Your data team just asked for credentials again. You dig through message history, remember that the secret expired last week, and sigh. There has to be a better way to connect Looker with Azure Key Vault and stop babysitting secrets by hand. There is, and it takes less time than getting another security exception approved.
Azure Key Vault keeps credentials encrypted, versioned, and permissioned in one place. Looker, built for analytics, needs those same credentials to query sources like Azure SQL or PostgreSQL. When you connect the two correctly, Looker pulls its secrets directly from Key Vault while your team never touches a password. Everyone wins, especially your auditors.

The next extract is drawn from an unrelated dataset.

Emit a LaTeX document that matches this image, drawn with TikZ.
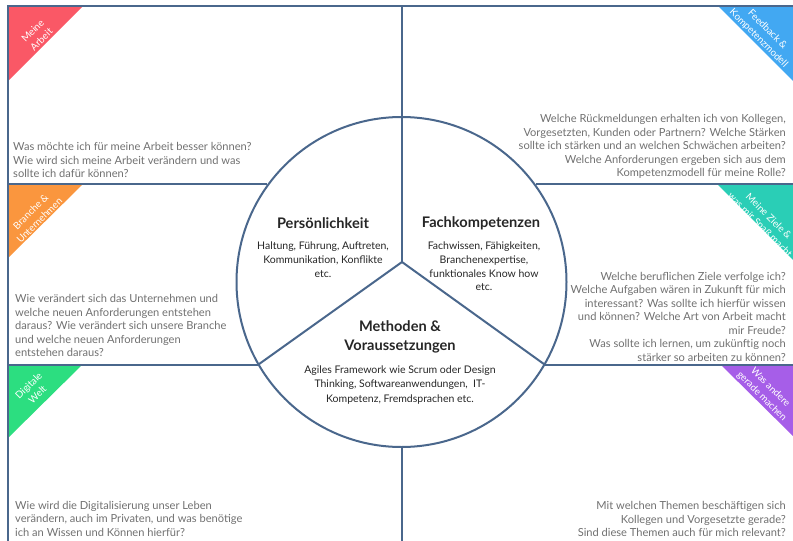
\documentclass[tikz,border=0pt]{standalone}
\usepackage{fontspec}
\setmainfont{Lato}
\usetikzlibrary{positioning}
\definecolor{frameblue}{RGB}{74,103,140}
\definecolor{textgray}{RGB}{112,112,112}
\definecolor{tagred}{RGB}{250,88,102}
\definecolor{tagorange}{RGB}{250,150,62}
\definecolor{taggreen}{RGB}{44,222,128}
\definecolor{tagblue}{RGB}{66,168,242}
\definecolor{tagteal}{RGB}{42,206,182}
\definecolor{tagpurple}{RGB}{166,94,232}

\begin{document}
\begin{tikzpicture}
[x=1pt,y=-1pt,align=center,node distance=13pt]
\tikzstyle{line}=[draw=frameblue,line width=2pt]
\tikzstyle{question}=[inner sep=0pt,text=textgray,font=\fontsize{11.1}{13.5}\selectfont]
\tikzstyle{head}=[inner sep=0pt,text=black!85,font=\fontsize{14.6}{19}\selectfont\bfseries]
\tikzstyle{detail}=[inner sep=0pt,text=black!85,font=\fontsize{10.5}{13.7}\selectfont]
\tikzstyle{tag}=[inner sep=0pt,text=white,font=\fontsize{9.8}{12.3}\selectfont]

\useasboundingbox (0,0) rectangle (793,541);
\clip (0,0) rectangle (793,541);

\coordinate (tl) at (8,6);
\coordinate (tr) at (793,6);
\coordinate (bl) at (8,541);
\coordinate (hub) at (402,262);

% coloured corners
\fill [tagred] (8,6) -- (83,6) -- (8,81) -- cycle;
\fill [tagorange] (8,185) -- (82,185) -- (8,258) -- cycle;
\fill [taggreen] (8,364) -- (83,364) -- (8,438) -- cycle;
\fill [tagblue] (718,6) -- (793,6) -- (793,81) -- cycle;
\fill [tagteal] (718,185) -- (793,185) -- (793,260) -- cycle;
\fill [tagpurple] (720,364) -- (793,364) -- (793,436) -- cycle;

\node [tag,rotate=45] (tagarbeit) at (37,35) {Meine\\Arbeit};
\node [tag,rotate=45] (tagbranche) at (35,216) {Branche \&\\Unternehmen};
\node [tag,rotate=45] (tagdigital) at (33,390) {Digitale\\Welt};
\node [tag,rotate=-45] (tagfeedback) at (763,34) {Feedback \&\\Kompetenzmodell};
\node [tag,rotate=-45] (tagziele) at (764,221) {Meine Ziele \&\\was mir Spaß macht};
\node [tag,rotate=-45] (taganders) at (766,392) {Was andere\\gerade machen};

% frame and wheel
\node [line,circle,minimum size=330pt,inner sep=0pt] (ring) at (401.5,282) {};
\draw [line] (bl) -- (tl) -- (tr);
\draw [line] (ring.144) -- (ring.144 -| tl);
\draw [line] (ring.210) -- (ring.210 -| tl);
\draw [line] (ring.36) -- (ring.36 -| tr);
\draw [line] (ring.330) -- (ring.330 -| tr);
\draw [line] (hub) -- (hub |- tl);
\draw [line] (hub) -- (ring.210);
\draw [line] (hub) -- (ring.330);
\draw [line] (ring.south) -- (ring.south |- bl);

% questions
\node [question,anchor=north west,align=left] (arbeit) at (13,142.5)
{Was möchte ich für meine Arbeit besser können?\\Wie wird sich meine Arbeit verändern und was\\sollte ich dafür können?};
\node [question,anchor=north east,align=right] (feedback) at (786,114.5)
{Welche Rückmeldungen erhalten ich von Kollegen,\\Vorgesetzten, Kunden oder Partnern? Welche Stärken\\sollte ich stärken und an welchen Schwächen arbeiten?\\Welche Anforderungen ergeben sich aus dem\\Kompetenzmodell für meine Rolle?};
\node [question,anchor=north west,align=left] (branche) at (15,294.5)
{Wie verändert sich das Unternehmen und\\welche neuen Anforderungen entstehen\\daraus? Wie verändert sich unsere Branche\\und welche neuen Anforderungen\\entstehen daraus?};
\node [question,anchor=north east,align=right] (ziele) at (786,272)
{Welche beruflichen Ziele verfolge ich?\\Welche Aufgaben wären in Zukunft für mich\\interessant? Was sollte ich hierfür wissen\\und können? Welche Art von Arbeit macht\\mir Freude?\\Was sollte ich lernen, um zukünftig noch\\stärker so arbeiten zu können?};
\node [question,anchor=north west,align=left] (digital) at (15,501)
{Wie wird die Digitalisierung unser Leben\\verändern, auch im Privaten, und was benötige\\ich an Wissen und Können hierfür?};
\node [question,anchor=north east,align=right] (andere) at (786,501.5)
{Mit welchen Themen beschäftigen sich\\Kollegen und Vorgesetzte gerade?\\Sind diese Themen auch für mich relevant?};

% wheel texts
\node [head] (pers) at (323,223) {Persönlichkeit};
\node [detail,below=of pers] (persinfo) {Haltung, Führung, Auftreten,\\Kommunikation, Konflikte\\etc.};
\node [head] (fach) at (481,223) {Fachkompetenzen};
\node [detail,below=12pt of fach,xshift=3pt] (fachinfo) {Fachwissen, Fähigkeiten,\\Branchenexpertise,\\funktionales Know how\\etc.};
\node [head] (meth) at (400,337) {Methoden \&\\Voraussetzungen};
\node [detail,below=12pt of meth,font=\fontsize{10.5}{14.5}\selectfont] (methinfo) {Agiles Framework wie Scrum oder Design\\Thinking, Softwareanwendungen,~ IT-\\Kompetenz, Fremdsprachen etc.};

\end{tikzpicture}
\end{document}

The integration flow revolves around identity. Azure’s Managed Identities or service principals authenticate Looker to the vault. Permissions are then handled through access policies or Azure RBAC roles. Once Looker can request a secret, you configure your connection string to reference that vault entry rather than a static password in its UI. No plaintext credentials, no last-minute scrambles before a demo.
How to connect Looker to Azure Key Vault
Create a managed identity for Looker. Grant it “get” permissions on the vault secrets it needs. Update your Looker database connection to call the Key Vault endpoint, using the managed identity as its auth context. From there, every time Looker runs a query, it retrieves the current credential on demand. Secret rotation happens automatically without anyone updating a dashboard config.
If it stops working, check two things: the identity’s role assignment and the application firewall on the vault. Ninety percent of failed integrations trace back to those settings. Rotate your secrets on a schedule, or better yet, with an event trigger from Azure Event Grid.